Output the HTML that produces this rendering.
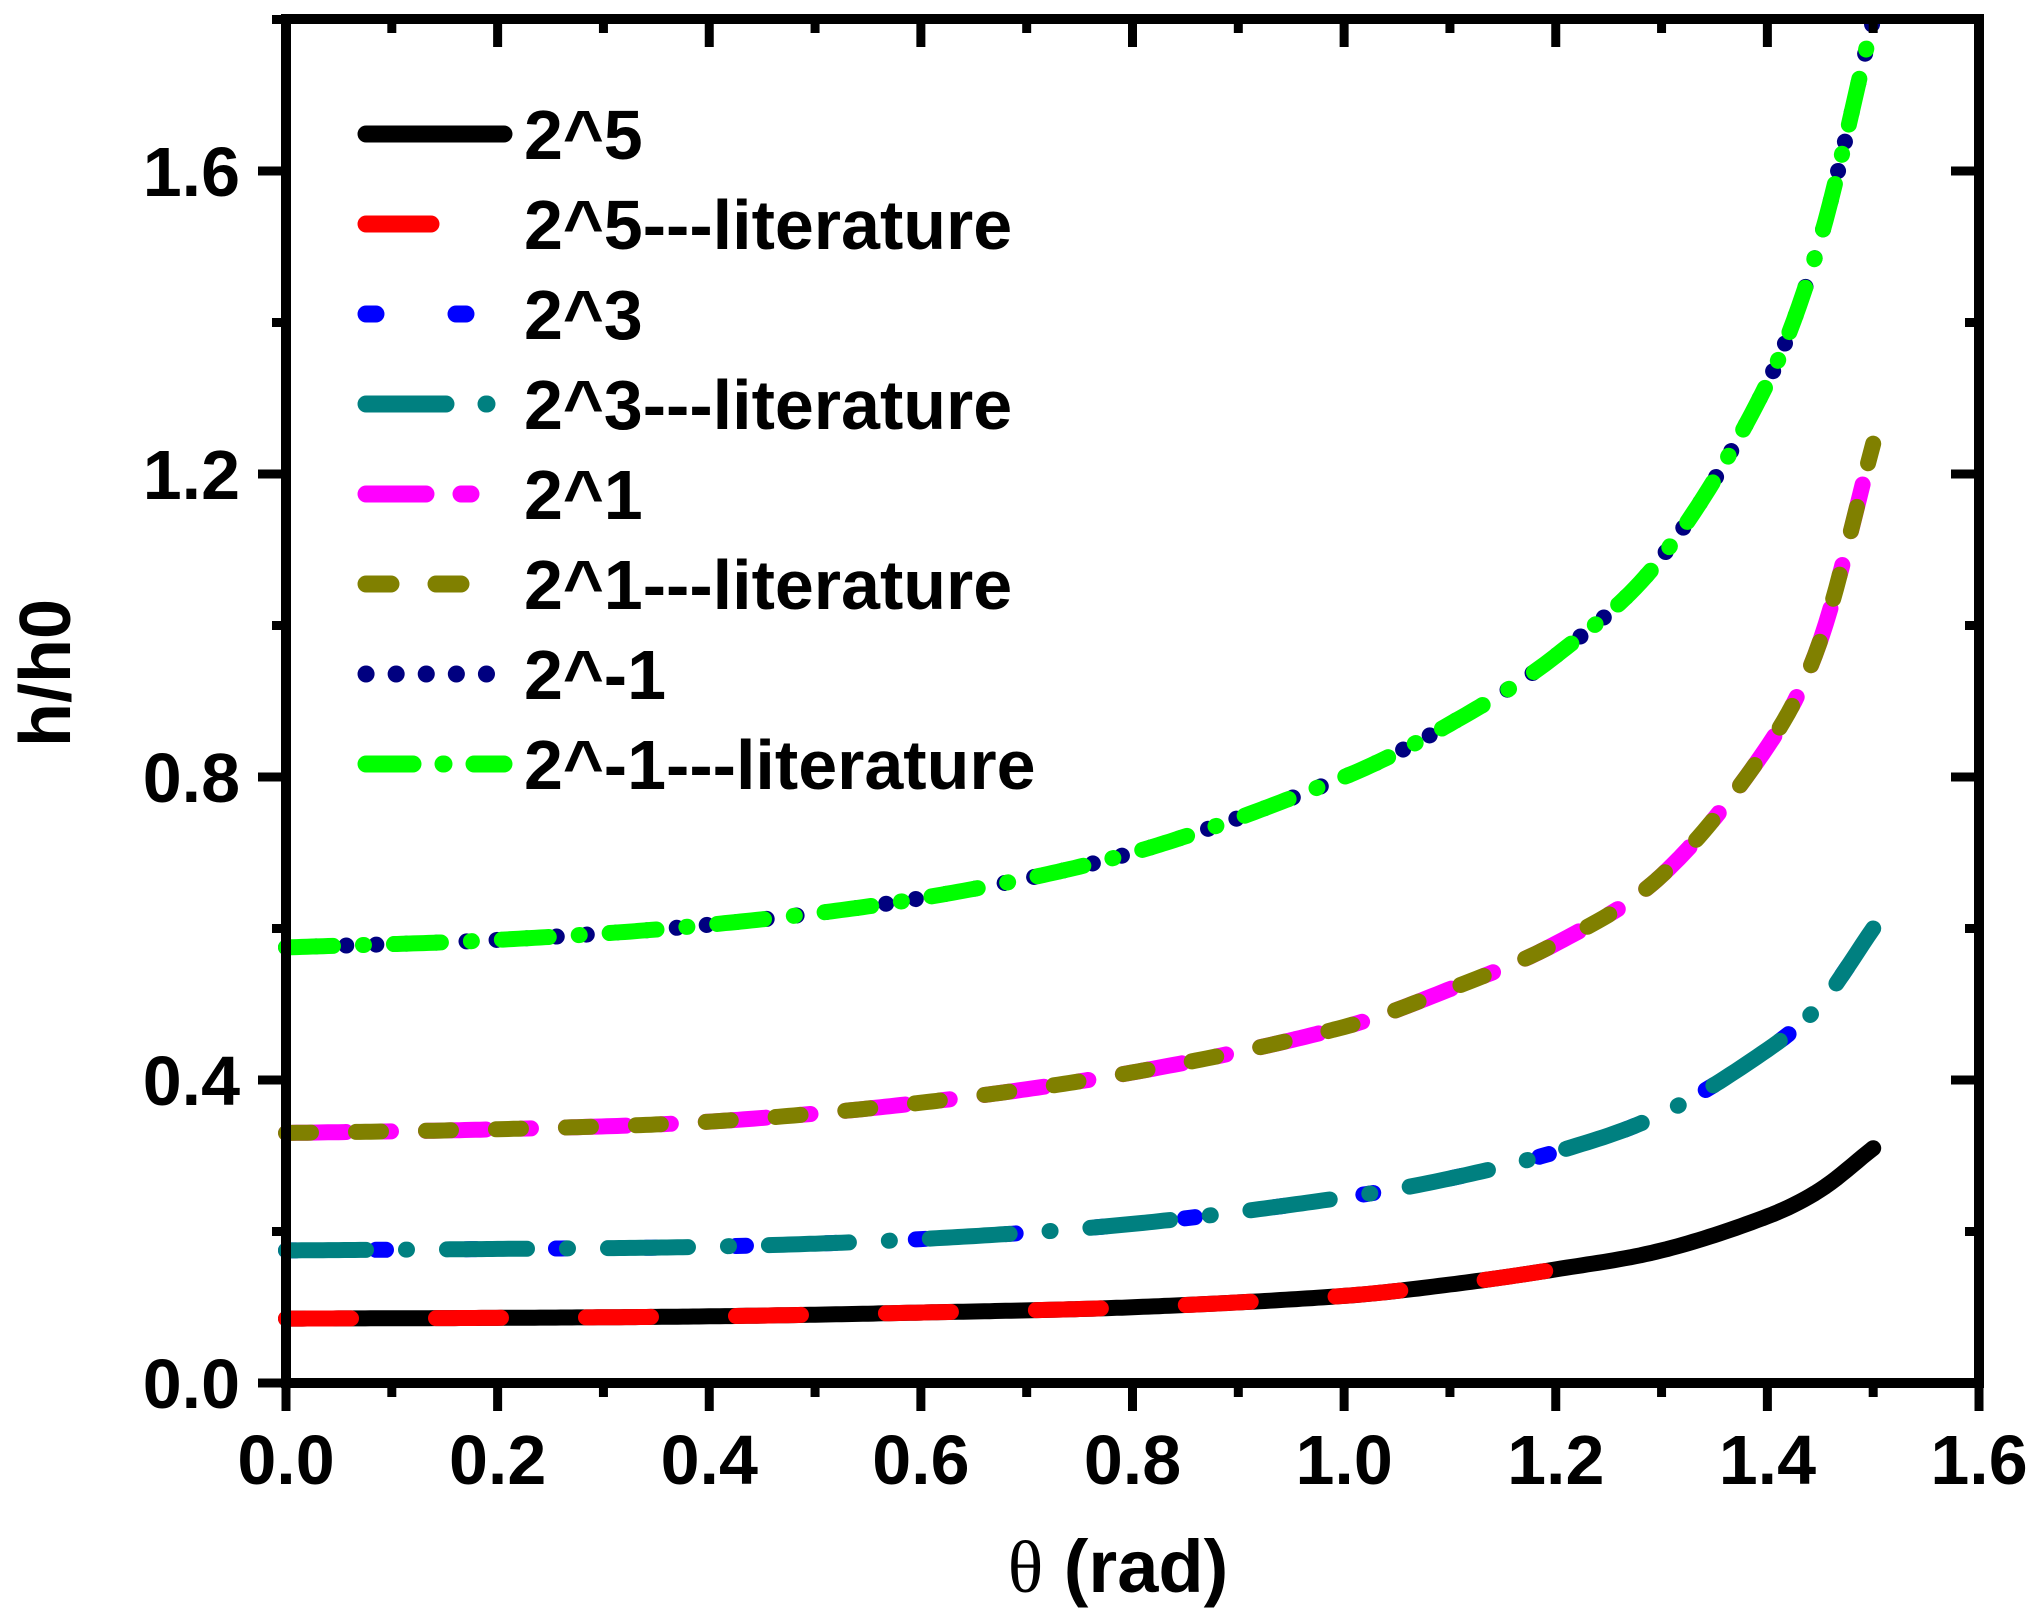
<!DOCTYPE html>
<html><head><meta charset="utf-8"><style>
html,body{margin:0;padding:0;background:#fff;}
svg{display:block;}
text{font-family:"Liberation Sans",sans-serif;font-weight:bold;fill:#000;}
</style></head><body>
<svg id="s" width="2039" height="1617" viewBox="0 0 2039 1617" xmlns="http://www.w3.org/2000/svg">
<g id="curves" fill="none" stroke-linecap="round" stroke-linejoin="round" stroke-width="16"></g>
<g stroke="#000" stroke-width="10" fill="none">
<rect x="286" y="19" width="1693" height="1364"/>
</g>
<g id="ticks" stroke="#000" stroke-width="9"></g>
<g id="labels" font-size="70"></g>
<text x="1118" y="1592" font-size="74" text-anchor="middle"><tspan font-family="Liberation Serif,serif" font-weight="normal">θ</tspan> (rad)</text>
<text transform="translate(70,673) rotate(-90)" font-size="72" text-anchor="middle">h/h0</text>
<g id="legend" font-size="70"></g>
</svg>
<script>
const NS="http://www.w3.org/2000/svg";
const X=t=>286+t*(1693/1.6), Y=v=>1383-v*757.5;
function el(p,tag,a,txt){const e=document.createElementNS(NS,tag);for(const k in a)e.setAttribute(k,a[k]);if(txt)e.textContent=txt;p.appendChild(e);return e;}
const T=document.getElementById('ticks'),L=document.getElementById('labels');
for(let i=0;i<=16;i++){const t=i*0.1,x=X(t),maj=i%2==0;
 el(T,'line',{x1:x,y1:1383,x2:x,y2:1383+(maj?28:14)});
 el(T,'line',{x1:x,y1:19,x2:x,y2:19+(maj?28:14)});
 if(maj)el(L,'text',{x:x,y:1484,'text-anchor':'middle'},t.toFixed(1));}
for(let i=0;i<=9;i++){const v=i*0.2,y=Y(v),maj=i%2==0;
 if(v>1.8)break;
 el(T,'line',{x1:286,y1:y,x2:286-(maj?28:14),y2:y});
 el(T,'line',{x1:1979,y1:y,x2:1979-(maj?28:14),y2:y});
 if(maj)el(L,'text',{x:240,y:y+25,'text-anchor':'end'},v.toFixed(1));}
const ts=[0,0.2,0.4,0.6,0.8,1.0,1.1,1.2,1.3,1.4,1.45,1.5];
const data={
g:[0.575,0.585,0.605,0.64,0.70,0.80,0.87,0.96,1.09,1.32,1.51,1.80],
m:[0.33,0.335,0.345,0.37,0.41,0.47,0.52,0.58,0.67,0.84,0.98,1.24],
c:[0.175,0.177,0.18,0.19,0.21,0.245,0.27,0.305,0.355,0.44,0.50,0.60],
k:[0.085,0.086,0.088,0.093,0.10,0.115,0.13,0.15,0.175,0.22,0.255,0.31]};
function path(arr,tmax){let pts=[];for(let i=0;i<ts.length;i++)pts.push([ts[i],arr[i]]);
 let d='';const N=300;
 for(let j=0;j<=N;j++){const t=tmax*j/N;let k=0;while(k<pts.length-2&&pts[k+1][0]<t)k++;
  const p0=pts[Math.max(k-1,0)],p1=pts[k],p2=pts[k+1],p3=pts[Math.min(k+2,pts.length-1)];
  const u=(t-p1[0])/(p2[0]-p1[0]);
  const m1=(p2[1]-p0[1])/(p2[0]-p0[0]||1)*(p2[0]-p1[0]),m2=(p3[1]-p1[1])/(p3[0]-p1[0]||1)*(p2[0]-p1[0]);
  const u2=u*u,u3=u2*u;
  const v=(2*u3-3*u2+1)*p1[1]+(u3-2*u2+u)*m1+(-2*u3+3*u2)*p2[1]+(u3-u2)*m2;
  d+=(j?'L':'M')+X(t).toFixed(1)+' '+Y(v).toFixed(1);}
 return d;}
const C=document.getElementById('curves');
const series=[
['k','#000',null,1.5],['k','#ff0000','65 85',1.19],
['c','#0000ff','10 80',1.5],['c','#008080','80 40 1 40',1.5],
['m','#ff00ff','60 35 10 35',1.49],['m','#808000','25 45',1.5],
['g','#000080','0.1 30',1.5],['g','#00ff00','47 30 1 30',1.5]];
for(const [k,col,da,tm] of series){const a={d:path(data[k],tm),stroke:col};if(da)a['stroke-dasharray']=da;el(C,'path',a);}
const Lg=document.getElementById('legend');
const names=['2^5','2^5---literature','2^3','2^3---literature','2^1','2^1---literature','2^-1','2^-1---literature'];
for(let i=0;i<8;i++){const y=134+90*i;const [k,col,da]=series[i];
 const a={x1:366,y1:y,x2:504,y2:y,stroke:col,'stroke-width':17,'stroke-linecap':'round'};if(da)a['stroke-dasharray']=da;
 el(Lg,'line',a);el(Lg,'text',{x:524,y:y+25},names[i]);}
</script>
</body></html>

The exercise: Transcribe the full listing character for character. Pictures are excluded.

Reply:
Output the HTML that produces this rendering.
<!DOCTYPE html>
<html><head><meta charset="utf-8"><style>
html,body{margin:0;padding:0;background:#fff;}
svg{display:block;}
text{font-family:"Liberation Sans",sans-serif;font-weight:bold;fill:#000;}
</style></head><body>
<svg id="s" width="2039" height="1617" viewBox="0 0 2039 1617" xmlns="http://www.w3.org/2000/svg">
<g id="curves" fill="none" stroke-linecap="round" stroke-linejoin="round" stroke-width="16"></g>
<g stroke="#000" stroke-width="10" fill="none">
<rect x="286" y="19" width="1693" height="1364"/>
</g>
<g id="ticks" stroke="#000" stroke-width="9"></g>
<g id="labels" font-size="70"></g>
<text x="1118" y="1592" font-size="74" text-anchor="middle"><tspan font-family="Liberation Serif,serif" font-weight="normal">θ</tspan> (rad)</text>
<text transform="translate(70,673) rotate(-90)" font-size="72" text-anchor="middle">h/h0</text>
<g id="legend" font-size="70"></g>
</svg>
<script>
const NS="http://www.w3.org/2000/svg";
const X=t=>286+t*(1693/1.6), Y=v=>1383-v*757.5;
function el(p,tag,a,txt){const e=document.createElementNS(NS,tag);for(const k in a)e.setAttribute(k,a[k]);if(txt)e.textContent=txt;p.appendChild(e);return e;}
const T=document.getElementById('ticks'),L=document.getElementById('labels');
for(let i=0;i<=16;i++){const t=i*0.1,x=X(t),maj=i%2==0;
 el(T,'line',{x1:x,y1:1383,x2:x,y2:1383+(maj?28:14)});
 el(T,'line',{x1:x,y1:19,x2:x,y2:19+(maj?28:14)});
 if(maj)el(L,'text',{x:x,y:1484,'text-anchor':'middle'},t.toFixed(1));}
for(let i=0;i<=9;i++){const v=i*0.2,y=Y(v),maj=i%2==0;
 if(v>1.8)break;
 el(T,'line',{x1:286,y1:y,x2:286-(maj?28:14),y2:y});
 el(T,'line',{x1:1979,y1:y,x2:1979-(maj?28:14),y2:y});
 if(maj)el(L,'text',{x:240,y:y+25,'text-anchor':'end'},v.toFixed(1));}
const ts=[0,0.2,0.4,0.6,0.8,1.0,1.1,1.2,1.3,1.4,1.45,1.5];
const data={
g:[0.575,0.585,0.605,0.64,0.70,0.80,0.87,0.96,1.09,1.32,1.51,1.80],
m:[0.33,0.335,0.345,0.37,0.41,0.47,0.52,0.58,0.67,0.84,0.98,1.24],
c:[0.175,0.177,0.18,0.19,0.21,0.245,0.27,0.305,0.355,0.44,0.50,0.60],
k:[0.085,0.086,0.088,0.093,0.10,0.115,0.13,0.15,0.175,0.22,0.255,0.31]};
function path(arr,tmax){let pts=[];for(let i=0;i<ts.length;i++)pts.push([ts[i],arr[i]]);
 let d='';const N=300;
 for(let j=0;j<=N;j++){const t=tmax*j/N;let k=0;while(k<pts.length-2&&pts[k+1][0]<t)k++;
  const p0=pts[Math.max(k-1,0)],p1=pts[k],p2=pts[k+1],p3=pts[Math.min(k+2,pts.length-1)];
  const u=(t-p1[0])/(p2[0]-p1[0]);
  const m1=(p2[1]-p0[1])/(p2[0]-p0[0]||1)*(p2[0]-p1[0]),m2=(p3[1]-p1[1])/(p3[0]-p1[0]||1)*(p2[0]-p1[0]);
  const u2=u*u,u3=u2*u;
  const v=(2*u3-3*u2+1)*p1[1]+(u3-2*u2+u)*m1+(-2*u3+3*u2)*p2[1]+(u3-u2)*m2;
  d+=(j?'L':'M')+X(t).toFixed(1)+' '+Y(v).toFixed(1);}
 return d;}
const C=document.getElementById('curves');
const series=[
['k','#000',null,1.5],['k','#ff0000','65 85',1.19],
['c','#0000ff','10 80',1.5],['c','#008080','80 40 1 40',1.5],
['m','#ff00ff','60 35 10 35',1.49],['m','#808000','25 45',1.5],
['g','#000080','0.1 30',1.5],['g','#00ff00','47 30 1 30',1.5]];
for(const [k,col,da,tm] of series){const a={d:path(data[k],tm),stroke:col};if(da)a['stroke-dasharray']=da;el(C,'path',a);}
const Lg=document.getElementById('legend');
const names=['2^5','2^5---literature','2^3','2^3---literature','2^1','2^1---literature','2^-1','2^-1---literature'];
for(let i=0;i<8;i++){const y=134+90*i;const [k,col,da]=series[i];
 const a={x1:366,y1:y,x2:504,y2:y,stroke:col,'stroke-width':17,'stroke-linecap':'round'};if(da)a['stroke-dasharray']=da;
 el(Lg,'line',a);el(Lg,'text',{x:524,y:y+25},names[i]);}
</script>
</body></html>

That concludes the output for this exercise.